First established in neo-classical economics, Homo economicus (or rational economic human
being) is a model of human economic behaviour that hypothesizes that three principles rule
economic decisions made by individuals:
* Perfect rationality
* Perfect self-interest
* Perfect information
Homo economicus is a model that academics and practitioners believe in with varying degrees of
stringency. A few believe in a “strong” form, which holds that irrational behaviour does not exist.
Others have adopted a “semi-strong” form; this version sees an abnormally high occurrence of
rational economic traits. Other economists support a “weak form” of Homo economicus, in which
the irrational traits exist but are not strong.

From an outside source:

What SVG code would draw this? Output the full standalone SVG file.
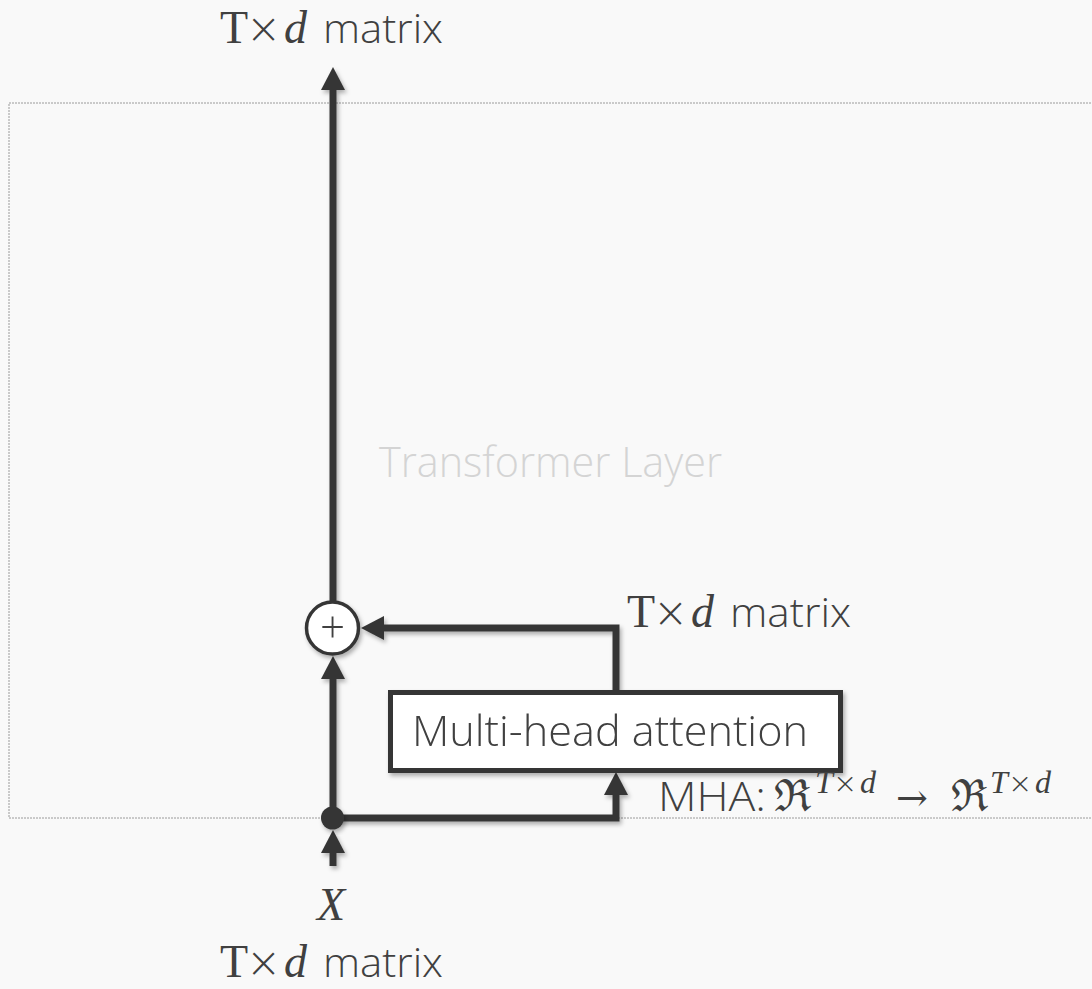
<svg xmlns="http://www.w3.org/2000/svg" width="1092" height="989" viewBox="0 0 1092 989">
<style>
.line{fill:none;stroke:#363636;stroke-width:7;stroke-linejoin:miter}
.sans{font-family:"Open Sans","Liberation Sans",sans-serif;font-weight:300;fill:#404040}
.serif{font-family:"Liberation Serif","DejaVu Serif",serif;fill:#404040}
.times{font-family:"DejaVu Sans",sans-serif;font-weight:300;fill:#404040}
.it{font-style:italic}
.math{font-family:"DejaVu Serif","Liberation Serif",serif;fill:#404040}
</style>
<defs>
<filter id="sh" x="-20%" y="-20%" width="140%" height="140%">
<feDropShadow dx="2" dy="3" stdDeviation="2" flood-color="#000" flood-opacity="0.3"/>
</filter>
<marker id="ah" markerUnits="userSpaceOnUse" markerWidth="24" markerHeight="24" refX="0" refY="12" orient="auto" overflow="visible">
<path d="M0,0 L23,12 L0,24 Z" fill="#363636"/>
</marker>
</defs>
<rect width="1092" height="989" fill="#f9f9f9"/>
<g id="transformer-layer">
<rect x="9" y="103" width="1100" height="715" fill="none" stroke="#9a9a9a" stroke-width="1" stroke-dasharray="2,1"/>
<text class="sans" x="379" y="477" font-size="42" style="fill:#d4d4d4" textLength="343" lengthAdjust="spacingAndGlyphs">Transformer Layer</text>
</g>
<g id="connectors" filter="url(#sh)">
<path class="line" d="M333,601 L333,90" marker-end="url(#ah)"/>
<path class="line" d="M333,818 L333,679" marker-end="url(#ah)"/>
<path class="line" d="M616,691 L616,628 L384,628" marker-end="url(#ah)"/>
<path class="line" d="M333,818 L616,818 L616,795" marker-end="url(#ah)"/>
<path class="line" d="M333,866 L333,853" marker-end="url(#ah)"/>
</g>
<g id="add-node" filter="url(#sh)">
<circle cx="332.5" cy="628" r="26" fill="#fff" stroke="#363636" stroke-width="3.5"/>
<text class="sans" x="332.5" y="643" font-size="44" text-anchor="middle">+</text>
</g>
<g id="split-dot" filter="url(#sh)">
<circle cx="332.5" cy="818" r="11.5" fill="#363636"/>
</g>
<g id="mha" filter="url(#sh)">
<rect x="390.5" y="692.5" width="450" height="78" fill="#fff" stroke="#363636" stroke-width="5"/>
<text class="sans" x="412" y="746" font-size="42" textLength="396" lengthAdjust="spacingAndGlyphs">Multi-head attention</text>
</g>
<g id="label-top">
<text class="serif" x="220" y="43" font-size="46">T</text>
<text class="times" x="246" y="43" font-size="42">×</text>
<text class="serif it" x="284" y="43" font-size="46">d</text>
<text class="sans" x="323" y="43" font-size="40" textLength="120" lengthAdjust="spacingAndGlyphs">matrix</text>
</g>
<g id="label-mid">
<text class="serif" x="627" y="627" font-size="46">T</text>
<text class="times" x="653" y="627" font-size="42">×</text>
<text class="serif it" x="691" y="627" font-size="46">d</text>
<text class="sans" x="730" y="627" font-size="40" textLength="121" lengthAdjust="spacingAndGlyphs">matrix</text>
</g>
<g id="label-mha">
<text class="sans" x="658" y="811" font-size="40" textLength="108" lengthAdjust="spacingAndGlyphs">MHA:</text>
<text class="math" x="774" y="811" font-size="44">ℜ</text>
<text class="serif it" x="815" y="793" font-size="32">T</text>
<text class="times" x="833" y="793" font-size="29">×</text>
<text class="serif it" x="860" y="793" font-size="32">d</text>
<text class="math" x="896" y="811" font-size="38">→</text>
<text class="math" x="951" y="811" font-size="44">ℜ</text>
<text class="serif it" x="990" y="793" font-size="32">T</text>
<text class="times" x="1008" y="793" font-size="29">×</text>
<text class="serif it" x="1035" y="793" font-size="32">d</text>
</g>
<g id="label-x">
<text class="serif it" x="317" y="920" font-size="46">X</text>
</g>
<g id="label-bottom">
<text class="serif" x="220" y="977" font-size="46">T</text>
<text class="times" x="246" y="977" font-size="42">×</text>
<text class="serif it" x="284" y="977" font-size="46">d</text>
<text class="sans" x="323" y="977" font-size="40" textLength="120" lengthAdjust="spacingAndGlyphs">matrix</text>
</g>
</svg>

All of these versions share the core assumption that humans are “rational economic maximizers,”
who are self-interested and make rational economic decisions. Economists like to use this as a
principle for two primary reasons. First, Homo economicus makes economic analysis relatively
simple. Second, it allows economists to quantify their research findings, which makes their work
easier to teach and disseminate. If humans are perfectly rational, possess perfect information and
display perfect self-interest, then perhaps their behaviour can be quantified.
Most criticisms of Homo economicus proceed by challenging the bases for these three underlying
assumptions (criticisms of the three bullet points above).
What is the January effect?
Th e tendency of all markets to end the year
higher if prices rally in January, or end the
year lower if they decline in January.
What does fungible mean?
Being something (such as money or a commodity) of such a nature that one part or quantity may be replaced by another equal part or quantity in paying a debt or settling an account.
What does non-fungible mean?
Non-fungible means that something is unique and can’t be replaced.
What are the two types of traders?
Those who want to be right, and those who want to make money. You can’t be both.
What is standard deviation?
A quantity calculated to indicate the extent of deviation for a group as a whole. Remember 68-95-99.7 empirical rule.